When it looked like the Denver Nuggets were about to collapse, Aaron Gordon flew in to save the night — and maybe the season.
In a wild Game 4 against the Clippers, Denver watched a 20-point fourth-quarter lead vanish before their eyes. Tied at 99-99 with the clock almost empty, desperation set in. Nikola Jokic, hounded by two defenders, launched a fading three that didn’t even touch the rim.
But Aaron Gordon wasn’t ready to let it end.
Leaping above the chaos, Gordon snatched the airball and thundered down a putback dunk as the buzzer blared. Ball Arena froze. Then erupted. Final score: Nuggets 101, Clippers 99. The series? Knotted up at 2-2.
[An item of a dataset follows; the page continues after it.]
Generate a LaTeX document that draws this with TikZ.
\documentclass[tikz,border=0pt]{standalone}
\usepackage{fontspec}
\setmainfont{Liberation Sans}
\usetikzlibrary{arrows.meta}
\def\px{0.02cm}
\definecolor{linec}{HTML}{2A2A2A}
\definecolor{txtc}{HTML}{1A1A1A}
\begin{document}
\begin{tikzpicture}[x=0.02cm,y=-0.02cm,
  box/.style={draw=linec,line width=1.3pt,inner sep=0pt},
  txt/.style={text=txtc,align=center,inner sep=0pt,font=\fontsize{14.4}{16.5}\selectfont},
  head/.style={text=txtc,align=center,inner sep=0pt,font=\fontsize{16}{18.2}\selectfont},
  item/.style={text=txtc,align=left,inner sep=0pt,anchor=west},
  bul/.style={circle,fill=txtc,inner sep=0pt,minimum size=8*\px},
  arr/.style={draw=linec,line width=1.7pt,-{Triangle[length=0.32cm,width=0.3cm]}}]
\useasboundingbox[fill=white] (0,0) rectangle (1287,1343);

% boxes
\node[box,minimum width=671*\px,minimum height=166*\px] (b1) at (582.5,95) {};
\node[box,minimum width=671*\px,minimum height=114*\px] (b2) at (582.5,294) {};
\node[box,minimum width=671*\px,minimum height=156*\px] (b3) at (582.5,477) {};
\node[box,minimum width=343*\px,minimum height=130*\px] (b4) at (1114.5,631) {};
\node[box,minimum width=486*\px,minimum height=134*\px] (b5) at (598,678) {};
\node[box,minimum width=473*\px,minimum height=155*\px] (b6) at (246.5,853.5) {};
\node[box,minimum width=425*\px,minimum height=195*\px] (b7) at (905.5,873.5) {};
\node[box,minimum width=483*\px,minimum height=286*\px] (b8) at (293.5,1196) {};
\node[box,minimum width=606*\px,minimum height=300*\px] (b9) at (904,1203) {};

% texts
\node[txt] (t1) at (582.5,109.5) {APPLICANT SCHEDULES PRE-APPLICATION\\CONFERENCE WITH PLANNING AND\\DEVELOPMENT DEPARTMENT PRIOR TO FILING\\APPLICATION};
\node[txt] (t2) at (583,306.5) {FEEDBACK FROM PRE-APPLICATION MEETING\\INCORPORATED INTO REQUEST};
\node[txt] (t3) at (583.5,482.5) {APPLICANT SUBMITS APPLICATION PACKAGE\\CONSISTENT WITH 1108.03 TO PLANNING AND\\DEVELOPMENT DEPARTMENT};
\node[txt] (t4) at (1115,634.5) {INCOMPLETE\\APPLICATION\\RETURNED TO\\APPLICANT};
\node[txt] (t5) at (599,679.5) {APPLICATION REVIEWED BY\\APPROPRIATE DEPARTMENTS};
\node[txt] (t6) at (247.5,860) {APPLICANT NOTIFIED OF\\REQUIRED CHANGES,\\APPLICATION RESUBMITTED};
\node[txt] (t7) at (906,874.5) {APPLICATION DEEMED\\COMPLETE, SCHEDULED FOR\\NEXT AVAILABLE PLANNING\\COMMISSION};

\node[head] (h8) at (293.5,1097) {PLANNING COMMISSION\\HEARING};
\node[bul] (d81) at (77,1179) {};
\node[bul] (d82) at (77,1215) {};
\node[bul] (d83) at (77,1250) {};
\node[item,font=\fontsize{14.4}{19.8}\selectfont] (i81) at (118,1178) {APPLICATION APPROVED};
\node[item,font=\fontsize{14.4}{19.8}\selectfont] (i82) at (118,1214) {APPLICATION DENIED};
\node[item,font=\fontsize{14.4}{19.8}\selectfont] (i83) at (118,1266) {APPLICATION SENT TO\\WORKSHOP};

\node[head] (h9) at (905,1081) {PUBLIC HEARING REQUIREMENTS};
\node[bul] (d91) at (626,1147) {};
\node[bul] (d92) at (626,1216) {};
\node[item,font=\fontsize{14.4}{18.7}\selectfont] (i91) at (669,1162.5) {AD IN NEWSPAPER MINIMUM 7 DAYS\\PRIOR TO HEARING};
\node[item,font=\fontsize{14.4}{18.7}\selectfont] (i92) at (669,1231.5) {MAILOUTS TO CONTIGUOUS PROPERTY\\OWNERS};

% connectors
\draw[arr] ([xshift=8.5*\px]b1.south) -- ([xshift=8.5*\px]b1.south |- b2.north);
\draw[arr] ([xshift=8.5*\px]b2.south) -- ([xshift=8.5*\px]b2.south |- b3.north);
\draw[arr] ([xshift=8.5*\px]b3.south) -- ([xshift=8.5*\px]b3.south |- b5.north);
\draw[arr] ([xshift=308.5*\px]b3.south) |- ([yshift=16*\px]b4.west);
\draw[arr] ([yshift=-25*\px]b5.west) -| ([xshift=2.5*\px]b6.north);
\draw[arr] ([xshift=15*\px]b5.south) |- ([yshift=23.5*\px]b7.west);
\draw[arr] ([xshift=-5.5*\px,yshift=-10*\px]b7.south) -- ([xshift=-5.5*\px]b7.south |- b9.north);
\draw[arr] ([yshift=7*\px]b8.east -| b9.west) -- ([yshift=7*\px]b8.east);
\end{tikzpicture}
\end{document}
So Close, It Needed a Microscope
Immediately, the refs went to the monitor. Was Gordon’s hand still on the ball when the red light flashed? It was that close — frame-by-frame, finger-by-finger close. Social media instantly split down battle lines, with fans seeing whatever outcome fit their colors.
After several breathless minutes, the decision was in: Bucket counts. Game over. Nuggets win.
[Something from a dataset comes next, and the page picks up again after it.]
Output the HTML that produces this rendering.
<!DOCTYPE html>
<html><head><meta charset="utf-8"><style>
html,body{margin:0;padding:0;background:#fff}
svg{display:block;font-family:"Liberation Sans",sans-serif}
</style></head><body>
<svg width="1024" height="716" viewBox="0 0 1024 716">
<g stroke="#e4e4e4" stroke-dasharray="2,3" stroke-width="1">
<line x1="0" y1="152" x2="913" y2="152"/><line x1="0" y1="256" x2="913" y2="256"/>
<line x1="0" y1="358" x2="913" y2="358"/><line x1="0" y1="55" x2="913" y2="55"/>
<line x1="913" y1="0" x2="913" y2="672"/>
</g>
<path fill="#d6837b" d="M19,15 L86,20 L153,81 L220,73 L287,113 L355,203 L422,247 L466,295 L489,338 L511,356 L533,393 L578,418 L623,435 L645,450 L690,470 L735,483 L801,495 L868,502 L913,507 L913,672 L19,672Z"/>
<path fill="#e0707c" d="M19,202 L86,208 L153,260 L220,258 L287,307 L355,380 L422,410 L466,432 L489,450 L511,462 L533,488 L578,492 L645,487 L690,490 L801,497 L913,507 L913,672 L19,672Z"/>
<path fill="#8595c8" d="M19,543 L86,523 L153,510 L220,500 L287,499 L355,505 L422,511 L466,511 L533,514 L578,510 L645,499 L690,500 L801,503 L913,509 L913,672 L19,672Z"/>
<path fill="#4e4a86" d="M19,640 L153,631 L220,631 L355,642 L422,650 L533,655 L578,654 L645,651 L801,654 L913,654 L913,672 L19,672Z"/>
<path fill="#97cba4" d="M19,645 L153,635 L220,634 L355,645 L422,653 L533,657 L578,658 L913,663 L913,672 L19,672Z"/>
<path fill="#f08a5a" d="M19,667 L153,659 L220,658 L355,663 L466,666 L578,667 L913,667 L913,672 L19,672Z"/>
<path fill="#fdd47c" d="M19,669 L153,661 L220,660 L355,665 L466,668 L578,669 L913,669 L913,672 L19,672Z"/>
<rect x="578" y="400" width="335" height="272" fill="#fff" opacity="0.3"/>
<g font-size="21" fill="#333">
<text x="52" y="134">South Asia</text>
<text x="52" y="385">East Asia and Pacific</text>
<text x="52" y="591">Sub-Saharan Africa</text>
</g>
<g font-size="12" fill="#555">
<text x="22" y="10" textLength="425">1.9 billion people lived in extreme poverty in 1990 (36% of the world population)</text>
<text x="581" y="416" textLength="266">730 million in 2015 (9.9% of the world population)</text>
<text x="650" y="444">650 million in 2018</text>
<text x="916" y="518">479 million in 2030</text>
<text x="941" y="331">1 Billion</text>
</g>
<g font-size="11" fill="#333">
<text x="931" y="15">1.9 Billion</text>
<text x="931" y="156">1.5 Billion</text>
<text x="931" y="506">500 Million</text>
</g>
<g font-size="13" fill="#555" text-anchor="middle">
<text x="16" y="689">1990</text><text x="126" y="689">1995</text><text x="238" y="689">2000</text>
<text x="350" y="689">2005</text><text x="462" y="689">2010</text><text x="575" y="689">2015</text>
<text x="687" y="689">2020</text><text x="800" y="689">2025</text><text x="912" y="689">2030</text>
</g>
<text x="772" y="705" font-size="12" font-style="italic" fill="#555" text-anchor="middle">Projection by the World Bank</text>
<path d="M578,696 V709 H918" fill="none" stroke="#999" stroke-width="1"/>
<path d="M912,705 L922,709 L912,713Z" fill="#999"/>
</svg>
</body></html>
History in the Making: The NBA’s First Walk-Off Dunk
Gordon’s dunk didn’t just steal a game — it made history. Never before in NBA playoff history had a game been won by a buzzer-beating dunk.
The Nuggets have leaned on Jokic and Jamal Murray for countless big moments over the years, but this was Gordon’s night. Through pain, through pressure, through pure adrenaline, he delivered the most improbable hero moment Denver fans could imagine.
And after years of doing the dirty work — defense, rebounding, hustle — Gordon finally got his signature moment.
A Game That Had It All
This was a game that felt like a full season crammed into four quarters: Jokic putting up a ridiculous 36 points, 21 rebounds, and 8 assists; a 20-point Denver lead disappearing like smoke; a Clippers surge that nearly snatched the win.
And then… that dunk.
As Nuggets assistant coach David Adelman said with a grin afterward:
“That’s going to be on NBA TV one day. I’m just glad we’re the ones smiling about it.”
What’s Next?
With the series tied and momentum now swinging back toward Denver, the mission is clear: finish the job. Win two more games. Keep the dream alive.
But no matter how this series ends, Aaron Gordon’s skywalk to glory will live forever — a reminder that sometimes, history isn’t written at the three-point line.
Sometimes, it’s hammered home at the rim.